TASK OBJECTIVE: Quote the listing below word for word, stopping after the line that contains "(-3.606,10) -- (23,10);".

DATASET EXCERPT:
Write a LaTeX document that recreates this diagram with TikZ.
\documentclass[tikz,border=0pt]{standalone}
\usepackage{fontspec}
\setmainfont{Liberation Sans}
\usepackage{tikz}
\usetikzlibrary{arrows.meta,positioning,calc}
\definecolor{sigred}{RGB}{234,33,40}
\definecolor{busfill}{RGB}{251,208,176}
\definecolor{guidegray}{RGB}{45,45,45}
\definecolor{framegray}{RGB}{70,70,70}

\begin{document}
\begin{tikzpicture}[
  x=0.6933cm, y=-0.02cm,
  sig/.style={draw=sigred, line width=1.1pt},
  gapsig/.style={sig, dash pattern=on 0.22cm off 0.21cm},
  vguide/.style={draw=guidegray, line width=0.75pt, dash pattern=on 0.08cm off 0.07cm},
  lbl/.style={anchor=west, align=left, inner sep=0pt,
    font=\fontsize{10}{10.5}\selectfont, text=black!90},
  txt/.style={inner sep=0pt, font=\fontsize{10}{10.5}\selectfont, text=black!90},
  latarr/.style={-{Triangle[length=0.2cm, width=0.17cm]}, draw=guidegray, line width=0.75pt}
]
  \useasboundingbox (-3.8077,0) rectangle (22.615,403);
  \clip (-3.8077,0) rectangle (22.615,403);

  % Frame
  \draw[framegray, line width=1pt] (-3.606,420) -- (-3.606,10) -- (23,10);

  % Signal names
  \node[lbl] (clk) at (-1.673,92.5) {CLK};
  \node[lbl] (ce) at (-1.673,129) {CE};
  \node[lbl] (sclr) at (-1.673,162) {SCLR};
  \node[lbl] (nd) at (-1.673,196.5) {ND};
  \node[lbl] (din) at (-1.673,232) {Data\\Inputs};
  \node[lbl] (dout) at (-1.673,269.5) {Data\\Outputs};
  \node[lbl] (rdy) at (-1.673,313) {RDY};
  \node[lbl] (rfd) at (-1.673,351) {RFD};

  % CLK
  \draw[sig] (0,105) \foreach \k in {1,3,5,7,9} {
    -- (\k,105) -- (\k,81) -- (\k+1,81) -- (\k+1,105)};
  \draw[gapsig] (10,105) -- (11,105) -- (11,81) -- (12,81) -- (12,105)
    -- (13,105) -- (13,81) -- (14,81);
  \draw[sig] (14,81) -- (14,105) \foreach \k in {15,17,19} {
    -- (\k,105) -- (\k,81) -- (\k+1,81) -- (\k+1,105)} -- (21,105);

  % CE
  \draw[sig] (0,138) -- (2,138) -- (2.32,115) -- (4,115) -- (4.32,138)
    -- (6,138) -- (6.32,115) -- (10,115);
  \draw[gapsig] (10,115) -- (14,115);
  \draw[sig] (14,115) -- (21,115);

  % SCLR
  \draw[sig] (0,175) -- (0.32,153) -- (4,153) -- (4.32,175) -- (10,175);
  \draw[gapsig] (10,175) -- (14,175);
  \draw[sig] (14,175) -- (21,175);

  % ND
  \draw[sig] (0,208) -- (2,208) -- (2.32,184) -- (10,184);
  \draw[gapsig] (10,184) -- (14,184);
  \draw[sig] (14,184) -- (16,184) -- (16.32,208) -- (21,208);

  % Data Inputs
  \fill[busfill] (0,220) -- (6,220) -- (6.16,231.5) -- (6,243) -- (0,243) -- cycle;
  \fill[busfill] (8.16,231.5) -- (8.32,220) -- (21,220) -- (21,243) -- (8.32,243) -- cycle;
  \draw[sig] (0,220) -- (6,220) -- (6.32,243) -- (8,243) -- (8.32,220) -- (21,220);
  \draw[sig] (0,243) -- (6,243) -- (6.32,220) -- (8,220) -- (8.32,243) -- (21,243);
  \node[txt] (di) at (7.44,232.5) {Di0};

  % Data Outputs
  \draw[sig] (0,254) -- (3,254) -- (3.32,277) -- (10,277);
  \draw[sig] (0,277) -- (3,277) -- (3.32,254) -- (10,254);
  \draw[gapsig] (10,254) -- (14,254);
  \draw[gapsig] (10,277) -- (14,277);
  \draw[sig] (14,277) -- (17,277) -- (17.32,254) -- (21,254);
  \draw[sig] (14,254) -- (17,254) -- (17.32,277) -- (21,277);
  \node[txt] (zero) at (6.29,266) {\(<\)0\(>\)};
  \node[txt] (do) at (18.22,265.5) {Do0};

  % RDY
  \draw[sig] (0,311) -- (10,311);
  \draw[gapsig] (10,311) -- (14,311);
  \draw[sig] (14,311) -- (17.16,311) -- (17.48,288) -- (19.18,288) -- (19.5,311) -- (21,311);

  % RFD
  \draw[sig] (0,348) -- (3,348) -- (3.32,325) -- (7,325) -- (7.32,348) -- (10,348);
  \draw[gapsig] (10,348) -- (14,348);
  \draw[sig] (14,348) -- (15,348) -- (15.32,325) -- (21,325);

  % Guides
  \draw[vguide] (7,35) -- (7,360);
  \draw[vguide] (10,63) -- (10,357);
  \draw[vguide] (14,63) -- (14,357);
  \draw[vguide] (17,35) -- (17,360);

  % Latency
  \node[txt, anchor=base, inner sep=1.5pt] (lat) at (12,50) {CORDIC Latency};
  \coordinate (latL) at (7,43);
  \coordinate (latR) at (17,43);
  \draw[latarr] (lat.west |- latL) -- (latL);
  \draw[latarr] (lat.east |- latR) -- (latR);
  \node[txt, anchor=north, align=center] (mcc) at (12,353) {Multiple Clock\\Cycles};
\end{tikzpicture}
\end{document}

CORRECT RESULT:
Write a LaTeX document that recreates this diagram with TikZ.
\documentclass[tikz,border=0pt]{standalone}
\usepackage{fontspec}
\setmainfont{Liberation Sans}
\usepackage{tikz}
\usetikzlibrary{arrows.meta,positioning,calc}
\definecolor{sigred}{RGB}{234,33,40}
\definecolor{busfill}{RGB}{251,208,176}
\definecolor{guidegray}{RGB}{45,45,45}
\definecolor{framegray}{RGB}{70,70,70}

\begin{document}
\begin{tikzpicture}[
  x=0.6933cm, y=-0.02cm,
  sig/.style={draw=sigred, line width=1.1pt},
  gapsig/.style={sig, dash pattern=on 0.22cm off 0.21cm},
  vguide/.style={draw=guidegray, line width=0.75pt, dash pattern=on 0.08cm off 0.07cm},
  lbl/.style={anchor=west, align=left, inner sep=0pt,
    font=\fontsize{10}{10.5}\selectfont, text=black!90},
  txt/.style={inner sep=0pt, font=\fontsize{10}{10.5}\selectfont, text=black!90},
  latarr/.style={-{Triangle[length=0.2cm, width=0.17cm]}, draw=guidegray, line width=0.75pt}
]
  \useasboundingbox (-3.8077,0) rectangle (22.615,403);
  \clip (-3.8077,0) rectangle (22.615,403);

  % Frame
  \draw[framegray, line width=1pt] (-3.606,420) -- (-3.606,10) -- (23,10);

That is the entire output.